» **EXERCISE**
From the records below, please print only the lines from the one containing "Give me the TikZ source for this diagram." through the one containing "(lowb) at (362,356)", both included. Skip the pictures.

Stored items from a collection

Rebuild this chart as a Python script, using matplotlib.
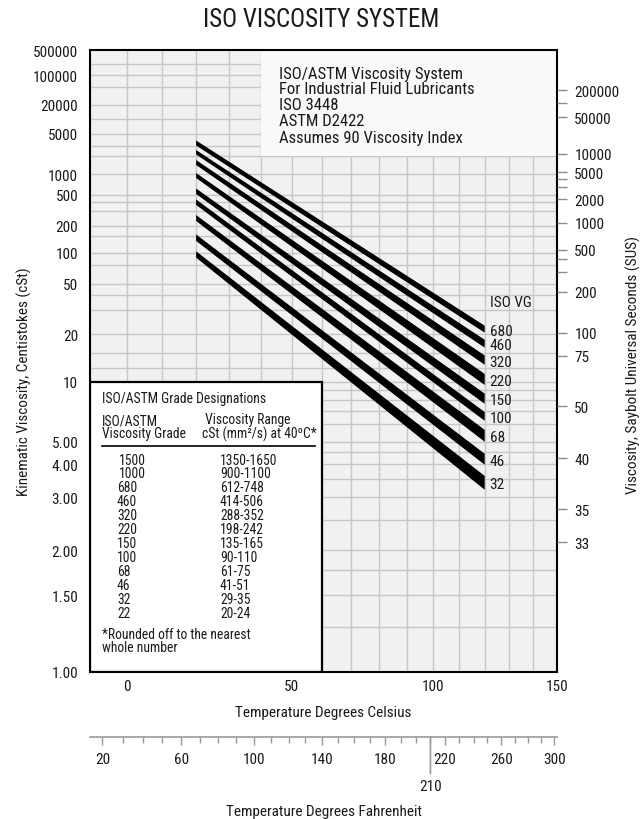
import numpy as np
import matplotlib
matplotlib.use('Agg')
import matplotlib.pyplot as plt
from matplotlib.ticker import FixedLocator, NullLocator
from matplotlib.patches import Rectangle

plt.rcParams['font.family'] = ['Roboto Condensed', 'DejaVu Sans']
plt.rcParams['text.color'] = '#1a1a1a'
plt.rcParams['xtick.color'] = '#1a1a1a'
plt.rcParams['ytick.color'] = '#1a1a1a'

# ---------------- data ----------------
grades = ['680', '460', '320', '220', '150', '100', '68', '46', '32']
t_left, t_right = 20, 120                     # deg C, band ends
left_hi = [3740, 2520, 1700, 1050, 615, 432, 270, 158, 103.5]   # cSt at 20 C
left_lo = [3035, 2110, 1410, 880, 515, 365, 228, 134, 89]
right_hi = [23.0, 18.3, 14.4, 11.1, 8.6, 6.9, 5.66, 4.43, 3.60]  # cSt at 120 C
right_lo = [20.5, 16.2, 12.6, 9.6, 7.6, 6.25, 5.0, 3.99, 3.19]

cst_ticks = [500000, 100000, 20000, 5000, 1000, 500, 200, 100, 50, 20, 10,
             5, 4, 3, 2, 1.5, 1]
cst_labels = ['500000', '100000', '20000', '5000', '1000', '500', '200', '100',
              '50', '20', '10', '5.00', '4.00', '3.00', '2.00', '1.50', '1.00']
cst_grid = [200000, 100000, 50000, 20000, 10000, 5000, 3000, 2000, 1000, 500,
            400, 300, 200, 150, 100, 75, 50, 40, 30, 20, 15, 12, 10,
            9, 8, 7, 6, 5, 4.5, 4, 3.5, 3, 2.5, 2, 1.75, 1.5, 1.25]

sus_ticks = [200000, 100000, 50000, 10000, 5000, 4000, 3000, 2000, 1000, 500,
             400, 300, 200, 100, 75, 50, 40, 35, 33]
sus_labels = ['200000', '', '50000', '10000', '5000', '', '', '2000', '1000',
              '500', '', '', '200', '100', '75', '50', '40', '35', '33']

c_ticks = [0, 50, 100, 150]
c_grid = list(range(-10, 151, 10))
f_major = [20, 60, 100, 140, 180, 220, 260, 300]
f_minor = [f for f in range(20, 301, 10) if f not in f_major]

table_grades = ['1500', '1000', '680', '460', '320', '220', '150', '100',
                '68', '46', '32', '22']
table_ranges = ['1350-1650', '900-1100', '612-748', '414-506', '288-352',
                '198-242', '135-165', '90-110', '61-75', '41-51', '29-35', '20-24']

box_lines = ['ISO/ASTM Viscosity System', 'For Industrial Fluid Lubricants',
             'ISO 3448', 'ASTM D2422', 'Assumes 90 Viscosity Index']


# ---------------- scales (ASTM D341 style) ----------------
def visc_fwd(v):
    with np.errstate(all='ignore'):
        return np.log10(np.log10(np.asarray(v, dtype=float) + 0.7))


def visc_inv(w):
    with np.errstate(all='ignore'):
        return 10 ** (10 ** np.asarray(w, dtype=float)) - 0.7


def temp_fwd(t):
    with np.errstate(all='ignore'):
        return np.log10(np.asarray(t, dtype=float) + 273.15)


def temp_inv(w):
    return 10 ** np.asarray(w, dtype=float) - 273.15


def fahr_fwd(f):
    return temp_fwd((np.asarray(f, dtype=float) - 32) / 1.8)


def fahr_inv(w):
    return temp_inv(w) * 1.8 + 32


# SUS -> cSt (ASTM D2161 at 100 F), inverted numerically
v_grid = np.logspace(-0.2, 6.5, 20000)
sus_grid = 4.6324 * v_grid + (1 + 0.03264 * v_grid) / (
    (3930.2 + 262.7 * v_grid + 23.97 * v_grid ** 2 + 1.646 * v_grid ** 3) * 1e-5)
sus_cst = np.interp(sus_ticks, sus_grid, v_grid)

# ---------------- figure ----------------
W, H = 642, 820
AX_L, AX_R, AX_T, AX_B = 90, 557, 51, 673

fig = plt.figure(figsize=(W / 100, H / 100), dpi=100)
ax = fig.add_axes([AX_L / W, (H - AX_B) / H, (AX_R - AX_L) / W, (AX_B - AX_T) / H])


def ax_x(px):
    return (px - AX_L) / (AX_R - AX_L)


def ax_y(py):
    return (AX_B - py) / (AX_B - AX_T)


ax.set_xscale('function', functions=(temp_fwd, temp_inv))
ax.set_yscale('function', functions=(visc_fwd, visc_inv))
ax.set_xlim(-10, 150)
ax.set_ylim(1, 500000)
ax.set_facecolor('#f1f1f1')

grid_kw = dict(color='#c6c6c6', lw=1.0, zorder=1)
ax.vlines(c_grid, 1, 500000, **grid_kw)
ax.hlines(cst_grid, -10, 150, **grid_kw)

# light panel behind the top-right notes
ax.add_patch(Rectangle((40, 2000), 110, 498000, facecolor='#f9f9f9',
                       edgecolor='none', zorder=2))

# viscosity grade bands
for hl, ll, hr, lr in zip(left_hi, left_lo, right_hi, right_lo):
    ax.fill([t_left, t_right, t_right, t_left], [hl, hr, lr, ll],
            color='black', lw=0, zorder=3)

for g, hr, lr in zip(grades, right_hi, right_lo):
    ymid = visc_inv((visc_fwd(hr) + visc_fwd(lr)) / 2)
    ax.annotate(g, xy=(t_right, ymid), xytext=(3.5, -1), textcoords='offset points',
                ha='left', va='center', fontsize=11, zorder=5)
ax.annotate('ISO VG', xy=(t_right, 35), xytext=(3.5, 0), textcoords='offset points',
            ha='left', va='center', fontsize=11, zorder=5)

# notes top right
for i, line in enumerate(box_lines):
    ax.text(ax_x(279), ax_y(78.5 + 16 * i), line, transform=ax.transAxes,
            ha='left', va='baseline', fontsize=12, zorder=5)

# grade designation table
ax.add_patch(Rectangle((-10, 1), 70, 9, facecolor='white', edgecolor='black',
                       lw=1.6, zorder=4))
tkw = dict(transform=ax.transAxes, ha='left', va='baseline', fontsize=9.8, zorder=5)
ax.text(ax_x(102), ax_y(402.5), 'ISO/ASTM Grade Designations', **tkw)
ax.text(ax_x(102), ax_y(438.5), 'ISO/ASTM\nViscosity Grade', linespacing=0.95, **tkw)
ax.text(ax_x(202), ax_y(438.5), ' Viscosity Range\ncSt (mm²/s) at 40ºC*',
        linespacing=0.95, **tkw)
ax.plot([ax_x(102), ax_x(315)], [ax_y(446.7)] * 2, transform=ax.transAxes,
        color='black', lw=1.2, zorder=5)
for i, (g, r) in enumerate(zip(table_grades, table_ranges)):
    yb = ax_y(464.6 + 13.9 * i)
    ax.text(ax_x(119 if len(g) == 4 else 117), yb, g, **tkw)
    ax.text(ax_x(220), yb, r, **tkw)
ax.text(ax_x(102), ax_y(652.5), '*Rounded off to the nearest\nwhole number',
        linespacing=0.95, **tkw)

# axes ticks
ax.xaxis.set_major_locator(FixedLocator(c_ticks))
ax.xaxis.set_minor_locator(NullLocator())
ax.set_xticklabels([str(c) for c in c_ticks])
ax.yaxis.set_major_locator(FixedLocator(cst_ticks))
ax.yaxis.set_minor_locator(NullLocator())
ax.set_yticklabels(cst_labels)
ax.tick_params(axis='x', length=0, pad=5, labelsize=11)
ax.tick_params(axis='y', length=0, pad=8.5, labelsize=11)
for s in ax.spines.values():
    s.set_linewidth(1.5)
    s.set_zorder(10)

ax2 = ax.twinx()
ax2.set_yscale('function', functions=(visc_fwd, visc_inv))
ax2.set_ylim(1, 500000)
ax2.yaxis.set_major_locator(FixedLocator(sus_cst))
ax2.yaxis.set_minor_locator(NullLocator())
ax2.set_yticklabels(sus_labels)
ax2.tick_params(axis='y', direction='out', length=7.5, width=1, color='#8c8c8c',
                labelcolor='#1a1a1a', pad=5, labelsize=11)
for s in ax2.spines.values():
    s.set_visible(False)

# Fahrenheit scale
axf = fig.add_axes([AX_L / W, (H - 738) / H, (AX_R - AX_L) / W, 0.0001])
axf.set_xscale('function', functions=(fahr_fwd, fahr_inv))
axf.set_xlim(14, 302)
axf.set_facecolor('none')
for k in ['top', 'left', 'right']:
    axf.spines[k].set_visible(False)
axf.spines['bottom'].set_color('#9a9a9a')
axf.spines['bottom'].set_linewidth(1.2)
axf.set_yticks([])
axf.xaxis.set_major_locator(FixedLocator(f_major))
axf.xaxis.set_minor_locator(FixedLocator(f_minor))
axf.set_xticklabels([str(f) for f in f_major])
axf.tick_params(axis='x', which='major', length=6, width=1, color='#9a9a9a',
                labelcolor='#1a1a1a', pad=5, labelsize=11)
axf.tick_params(axis='x', which='minor', length=4, width=1, color='#9a9a9a')
axf.annotate('210', xy=(210, 0), xycoords=('data', 'axes fraction'),
             xytext=(0, -35.5), textcoords='offset points', ha='center', va='center',
             fontsize=11,
             arrowprops=dict(arrowstyle='-', color='#9a9a9a', lw=1.2,
                             shrinkA=2, shrinkB=0))

# titles
fig.text(0.5, 1 - 20 / H, 'ISO VISCOSITY SYSTEM', ha='center', va='center', fontsize=18)
fig.text((AX_L + AX_R) / 2 / W, 1 - 713 / H, 'Temperature Degrees Celsius',
         ha='center', va='center', fontsize=11)
fig.text((AX_L + AX_R) / 2 / W, 1 - 812 / H, 'Temperature Degrees Fahrenheit',
         ha='center', va='center', fontsize=11)
fig.text(24 / W, 1 - 382 / H, 'Kinematic Viscosity, Centistokes (cSt)',
         rotation=90, ha='center', va='center', fontsize=11)
fig.text(633 / W, 1 - 365 / H, 'Viscosity, Saybolt Universal Seconds (SUS)',
         rotation=90, ha='center', va='center', fontsize=11)

fig.savefig('out.png', dpi=100)
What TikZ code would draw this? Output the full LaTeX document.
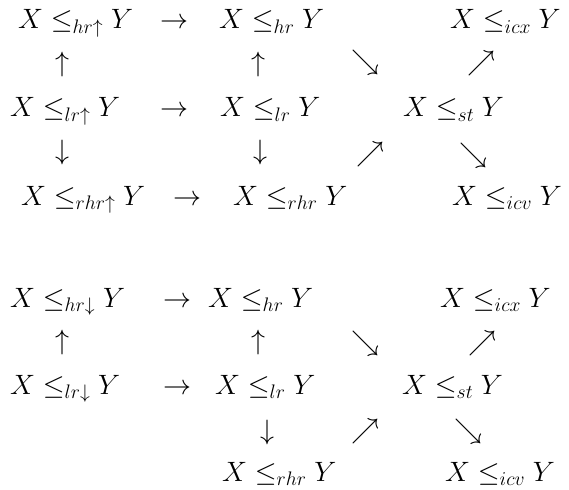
\RequirePackage{fix-cm}
\documentclass[tikz,border=0pt]{standalone}
\begin{document}
\begin{tikzpicture}[x=1pt,y=-1pt,
  rel/.style={anchor=base west,inner sep=0pt,font=\fontsize{28}{32}\selectfont},
  harr/.style={anchor=base,inner sep=0pt,font=\fontsize{28}{32}\selectfont},
  arr/.style={anchor=center,inner sep=0pt,font=\fontsize{28}{32}\selectfont}]
\useasboundingbox (0,0) rectangle (569,489);
% top block
\node[rel] (a1) at (18,29) {$X \leq_{hr\uparrow} Y$};
\node[harr] (a1r) at (174,29) {$\rightarrow$};
\node[rel] (b1) at (219,29) {$X \leq_{hr} Y$};
\node[rel] (c1) at (450,29) {$X \leq_{icx} Y$};
\node[arr] (u1) at (62,65) {$\uparrow$};
\node[arr] (u2) at (258,65) {$\uparrow$};
\node[arr] (se1) at (365,63) {$\searrow$};
\node[arr] (ne1) at (481,64) {$\nearrow$};
\node[rel] (a2) at (10,117) {$X \leq_{lr\uparrow} Y$};
\node[harr] (a2r) at (174,117) {$\rightarrow$};
\node[rel] (b2) at (220,117) {$X \leq_{lr} Y$};
\node[rel] (c2) at (403,117) {$X \leq_{st} Y$};
\node[arr] (d1) at (62,153) {$\downarrow$};
\node[arr] (d2) at (260,153) {$\downarrow$};
\node[arr] (ne2) at (370,154) {$\nearrow$};
\node[arr] (se2) at (473,155) {$\searrow$};
\node[rel] (a3) at (21,205) {$X \leq_{rhr\uparrow} Y$};
\node[harr] (a3r) at (187,205) {$\rightarrow$};
\node[rel] (b3) at (233,205) {$X \leq_{rhr} Y$};
\node[rel] (c3) at (452,205) {$X \leq_{icv} Y$};
% bottom block
\node[rel] (p1) at (10,307) {$X \leq_{hr\downarrow} Y$};
\node[harr] (p1r) at (177,307) {$\rightarrow$};
\node[rel] (q1) at (208,307) {$X \leq_{hr} Y$};
\node[rel] (s1) at (440,307) {$X \leq_{icx} Y$};
\node[arr] (pu) at (62,342) {$\uparrow$};
\node[arr] (qu) at (258,342) {$\uparrow$};
\node[arr] (se3) at (365,343) {$\searrow$};
\node[arr] (ne3) at (482,343) {$\nearrow$};
\node[rel] (p2) at (10,394) {$X \leq_{lr\downarrow} Y$};
\node[harr] (p2r) at (177,394) {$\rightarrow$};
\node[rel] (q2) at (215,394) {$X \leq_{lr} Y$};
\node[rel] (s2) at (402,394) {$X \leq_{st} Y$};
\node[arr] (qd) at (267,432) {$\downarrow$};
\node[arr] (ne4) at (365,431) {$\nearrow$};
\node[arr] (se4) at (468,431) {$\searrow$};
\node[rel] (q3) at (222,481) {$X \leq_{rhr} Y$};
\node[rel] (s3) at (445,481) {$X \leq_{icv} Y$};
\end{tikzpicture}
\end{document}
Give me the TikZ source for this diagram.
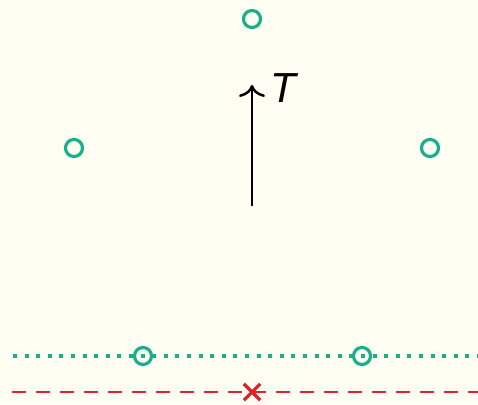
\documentclass[tikz,border=0pt]{standalone}
\usepackage{fontspec}
\setsansfont{Liberation Sans}
\usepackage{tikz}
\usepackage{xcolor}
\usetikzlibrary{arrows.meta}
\definecolor{paper}{HTML}{FEFEF2}
\definecolor{teal}{HTML}{1AAE8A}
\definecolor{redline}{HTML}{D9262B}

\begin{document}
\begin{tikzpicture}[x=1pt, y=-1pt,
    site/.style={draw=teal, circle, line width=3.2pt, minimum size=17pt, inner sep=0pt}]
    % Background
    \fill[paper] (0,0) rectangle (478,404);
    \useasboundingbox (0,0) rectangle (478,404);

    % Lines
    \draw[teal, line width=4.2pt, dash pattern=on 4pt off 7.6pt] (13,356) -- (478,356);
    \draw[redline, line width=2.8pt, dash pattern=on 14pt off 10pt] (12,392) -- (478,392);

    % Sites
    \node[site] (top) at (252,19) {};
    \node[site] (left) at (74,148) {};
    \node[site] (right) at (430,148) {};
    \node[site] (lowa) at (143,356) {};
    \node[site] (lowb) at (362,356) {};

    % Cross
    \node[inner sep=0pt, minimum size=16pt] (cross) at (252,392) {};
    \draw[redline, line width=3.2pt] (cross.north west) -- (cross.south east);
    \draw[redline, line width=3.2pt] (cross.north east) -- (cross.south west);

    % Arrow
    \coordinate (tail) at (252,206);
    \coordinate (head) at (252,85);
    \draw[-{To[length=12pt, width=26pt]}, line width=2.5pt] (tail) -- (head);
    \node[font=\sffamily\itshape\fontsize{42}{42}\selectfont] (tlabel) at (283,88) {T};
\end{tikzpicture}
\end{document}
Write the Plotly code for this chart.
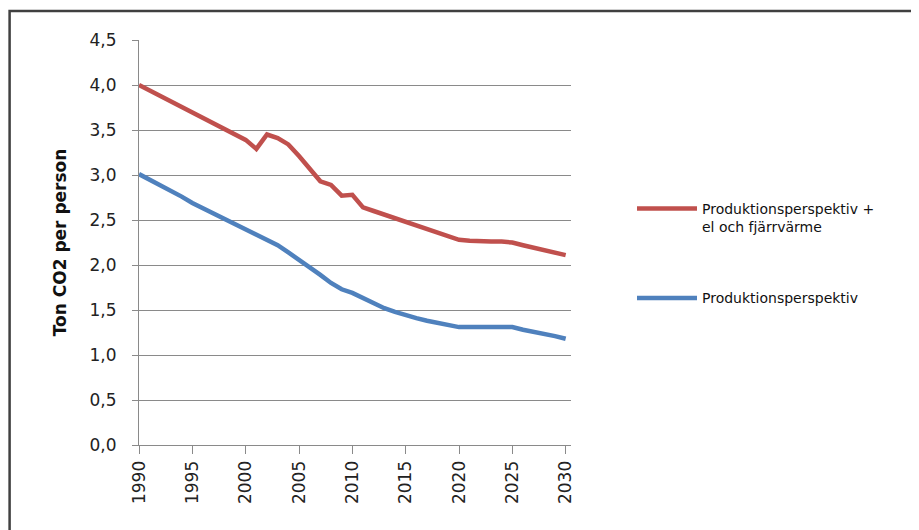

» **EXERCISE OUTPUT**
Give me the TikZ source for this diagram.
\documentclass[tikz,border=0pt]{standalone}
\usepackage{fontspec}
\setsansfont{Liberation Sans}
\usepackage{tikz}
\usepackage{xcolor}
\usetikzlibrary{arrows.meta}
\definecolor{paper}{HTML}{FEFEF2}
\definecolor{teal}{HTML}{1AAE8A}
\definecolor{redline}{HTML}{D9262B}

\begin{document}
\begin{tikzpicture}[x=1pt, y=-1pt,
    site/.style={draw=teal, circle, line width=3.2pt, minimum size=17pt, inner sep=0pt}]
    % Background
    \fill[paper] (0,0) rectangle (478,404);
    \useasboundingbox (0,0) rectangle (478,404);

    % Lines
    \draw[teal, line width=4.2pt, dash pattern=on 4pt off 7.6pt] (13,356) -- (478,356);
    \draw[redline, line width=2.8pt, dash pattern=on 14pt off 10pt] (12,392) -- (478,392);

    % Sites
    \node[site] (top) at (252,19) {};
    \node[site] (left) at (74,148) {};
    \node[site] (right) at (430,148) {};
    \node[site] (lowa) at (143,356) {};
    \node[site] (lowb) at (362,356) {};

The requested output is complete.